▸ **AVAILABLE DATA**
▼▼▼
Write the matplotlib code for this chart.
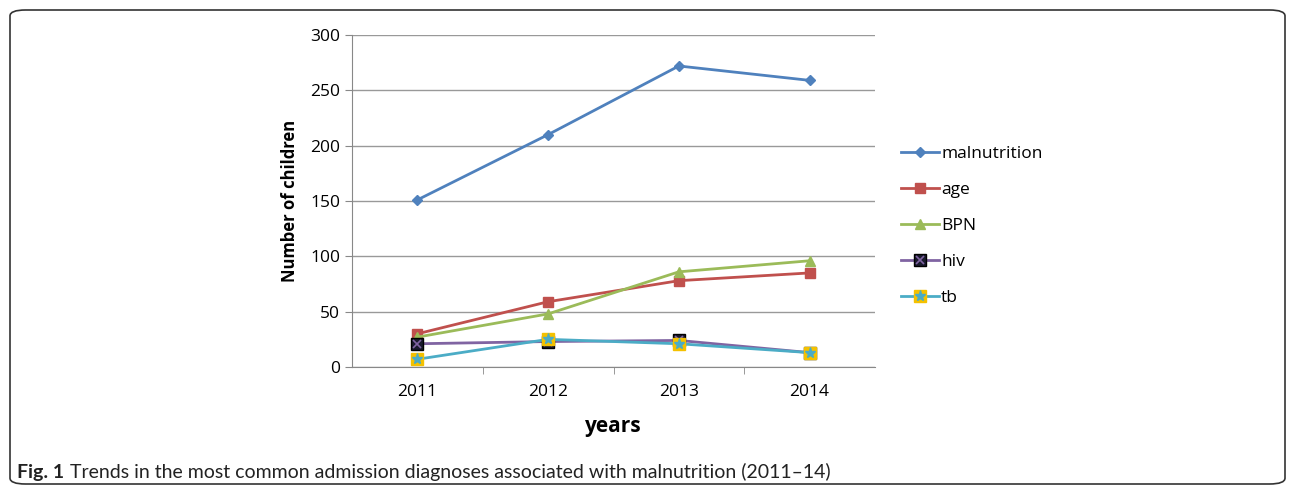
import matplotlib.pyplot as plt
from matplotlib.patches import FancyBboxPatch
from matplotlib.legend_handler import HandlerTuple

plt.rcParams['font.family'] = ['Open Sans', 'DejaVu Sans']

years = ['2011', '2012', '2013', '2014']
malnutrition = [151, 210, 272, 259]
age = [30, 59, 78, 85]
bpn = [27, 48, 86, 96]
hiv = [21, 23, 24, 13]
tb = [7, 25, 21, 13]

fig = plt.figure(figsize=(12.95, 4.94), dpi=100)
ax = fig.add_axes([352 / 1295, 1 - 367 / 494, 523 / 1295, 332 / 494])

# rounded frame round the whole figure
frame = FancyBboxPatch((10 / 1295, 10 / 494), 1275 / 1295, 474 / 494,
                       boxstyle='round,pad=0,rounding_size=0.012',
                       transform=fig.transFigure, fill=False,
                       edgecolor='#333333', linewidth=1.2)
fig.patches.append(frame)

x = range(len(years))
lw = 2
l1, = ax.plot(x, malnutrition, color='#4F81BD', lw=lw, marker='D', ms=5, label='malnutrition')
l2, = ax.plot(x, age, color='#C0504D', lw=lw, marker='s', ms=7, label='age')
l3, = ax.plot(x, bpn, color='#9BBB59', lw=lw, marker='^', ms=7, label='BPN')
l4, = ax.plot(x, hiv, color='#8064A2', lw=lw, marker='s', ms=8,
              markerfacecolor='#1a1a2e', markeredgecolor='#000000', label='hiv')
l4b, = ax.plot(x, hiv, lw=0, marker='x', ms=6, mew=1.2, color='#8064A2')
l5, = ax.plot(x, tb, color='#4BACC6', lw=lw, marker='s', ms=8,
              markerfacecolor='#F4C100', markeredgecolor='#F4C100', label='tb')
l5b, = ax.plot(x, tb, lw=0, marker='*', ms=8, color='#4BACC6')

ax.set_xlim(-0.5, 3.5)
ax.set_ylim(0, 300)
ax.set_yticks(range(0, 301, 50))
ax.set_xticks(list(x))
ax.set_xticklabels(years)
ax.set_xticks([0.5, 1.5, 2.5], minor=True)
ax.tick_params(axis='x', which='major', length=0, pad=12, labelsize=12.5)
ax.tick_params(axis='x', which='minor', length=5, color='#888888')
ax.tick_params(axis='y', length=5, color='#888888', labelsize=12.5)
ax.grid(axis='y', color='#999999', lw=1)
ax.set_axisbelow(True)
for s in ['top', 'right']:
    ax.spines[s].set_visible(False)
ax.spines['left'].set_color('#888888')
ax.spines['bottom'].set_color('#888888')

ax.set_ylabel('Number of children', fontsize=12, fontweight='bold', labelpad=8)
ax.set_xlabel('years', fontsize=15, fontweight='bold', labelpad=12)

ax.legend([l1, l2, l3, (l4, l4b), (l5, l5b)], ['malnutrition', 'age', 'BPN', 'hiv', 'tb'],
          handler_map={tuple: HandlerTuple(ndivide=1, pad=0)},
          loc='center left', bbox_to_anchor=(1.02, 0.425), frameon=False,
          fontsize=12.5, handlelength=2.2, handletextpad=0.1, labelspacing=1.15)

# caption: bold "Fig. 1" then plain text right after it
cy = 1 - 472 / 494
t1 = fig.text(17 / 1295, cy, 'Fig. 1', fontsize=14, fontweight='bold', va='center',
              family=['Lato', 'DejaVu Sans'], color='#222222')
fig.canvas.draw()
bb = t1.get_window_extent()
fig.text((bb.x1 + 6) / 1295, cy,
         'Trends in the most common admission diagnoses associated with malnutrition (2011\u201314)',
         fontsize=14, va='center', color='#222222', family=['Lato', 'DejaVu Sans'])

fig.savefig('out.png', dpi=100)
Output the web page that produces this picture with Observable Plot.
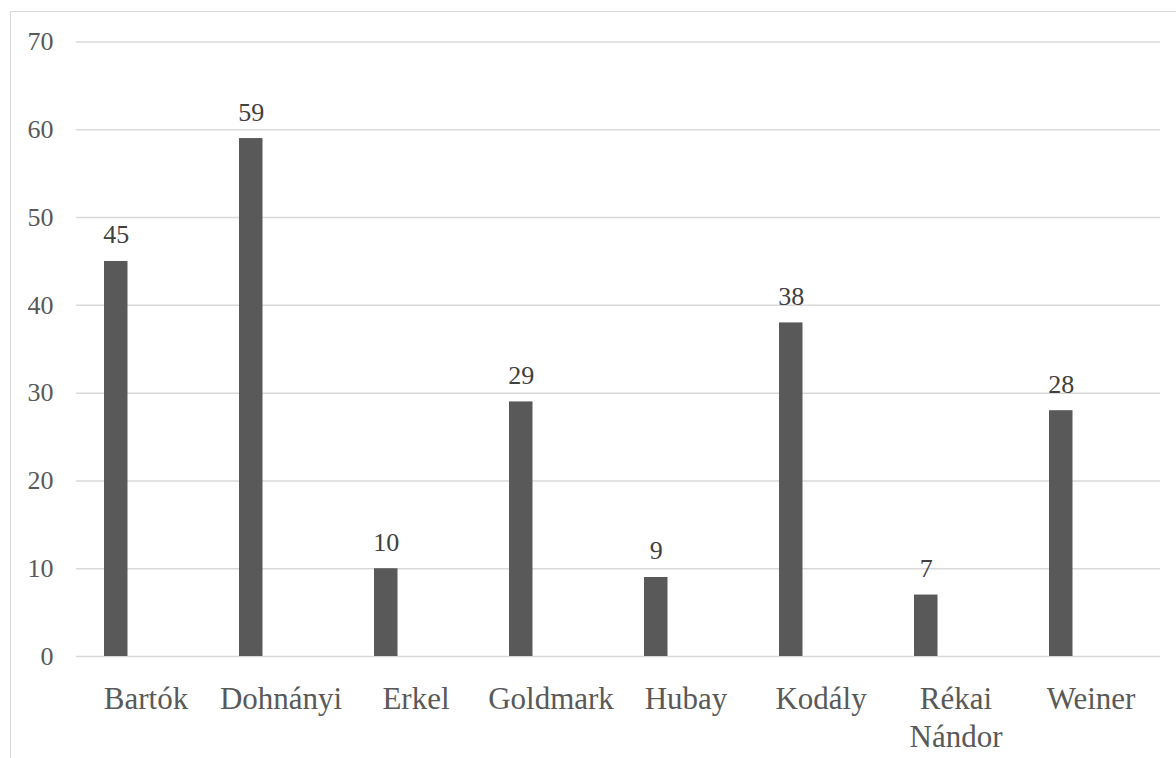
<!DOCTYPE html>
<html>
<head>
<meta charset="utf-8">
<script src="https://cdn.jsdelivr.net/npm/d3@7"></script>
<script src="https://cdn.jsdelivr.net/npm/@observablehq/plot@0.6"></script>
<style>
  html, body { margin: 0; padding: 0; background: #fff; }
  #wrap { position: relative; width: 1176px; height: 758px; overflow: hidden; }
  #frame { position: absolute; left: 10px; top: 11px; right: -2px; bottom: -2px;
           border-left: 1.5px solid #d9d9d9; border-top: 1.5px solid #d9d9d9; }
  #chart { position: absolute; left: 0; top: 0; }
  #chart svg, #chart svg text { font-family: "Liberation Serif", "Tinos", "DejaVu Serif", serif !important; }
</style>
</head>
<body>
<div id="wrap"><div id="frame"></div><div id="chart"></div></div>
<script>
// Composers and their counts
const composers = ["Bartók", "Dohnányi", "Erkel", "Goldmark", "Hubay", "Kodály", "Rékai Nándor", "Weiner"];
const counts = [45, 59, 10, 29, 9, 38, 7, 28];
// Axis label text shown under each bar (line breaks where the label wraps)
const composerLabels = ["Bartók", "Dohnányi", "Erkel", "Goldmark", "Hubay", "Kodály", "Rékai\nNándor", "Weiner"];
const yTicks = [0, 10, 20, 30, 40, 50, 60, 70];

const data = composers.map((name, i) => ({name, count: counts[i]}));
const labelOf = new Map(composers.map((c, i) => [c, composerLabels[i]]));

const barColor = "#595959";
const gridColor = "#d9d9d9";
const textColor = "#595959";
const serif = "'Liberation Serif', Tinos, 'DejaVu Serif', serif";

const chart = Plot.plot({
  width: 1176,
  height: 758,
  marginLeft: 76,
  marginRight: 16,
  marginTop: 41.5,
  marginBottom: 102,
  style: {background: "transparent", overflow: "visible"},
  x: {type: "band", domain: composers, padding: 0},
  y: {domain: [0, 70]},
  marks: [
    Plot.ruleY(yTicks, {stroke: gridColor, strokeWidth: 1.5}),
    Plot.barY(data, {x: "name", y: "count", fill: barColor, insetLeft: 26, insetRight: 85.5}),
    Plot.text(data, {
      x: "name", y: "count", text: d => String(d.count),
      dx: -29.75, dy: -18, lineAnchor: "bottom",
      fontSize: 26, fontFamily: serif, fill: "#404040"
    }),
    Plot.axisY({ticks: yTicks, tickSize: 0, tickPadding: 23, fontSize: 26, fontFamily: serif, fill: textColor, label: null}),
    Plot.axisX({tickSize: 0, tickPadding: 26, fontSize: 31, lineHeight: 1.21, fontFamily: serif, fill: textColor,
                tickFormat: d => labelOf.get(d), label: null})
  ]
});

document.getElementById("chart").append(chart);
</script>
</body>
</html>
▲▲▲
▸ **TASK INSTRUCTIONS**
Search the data above for the word "with", then gather each line in which it appears.

▸ **ANSWER**
         'Trends in the most common admission diagnoses associated with malnutrition (2011\u201314)',
Output the web page that produces this picture with Observable Plot.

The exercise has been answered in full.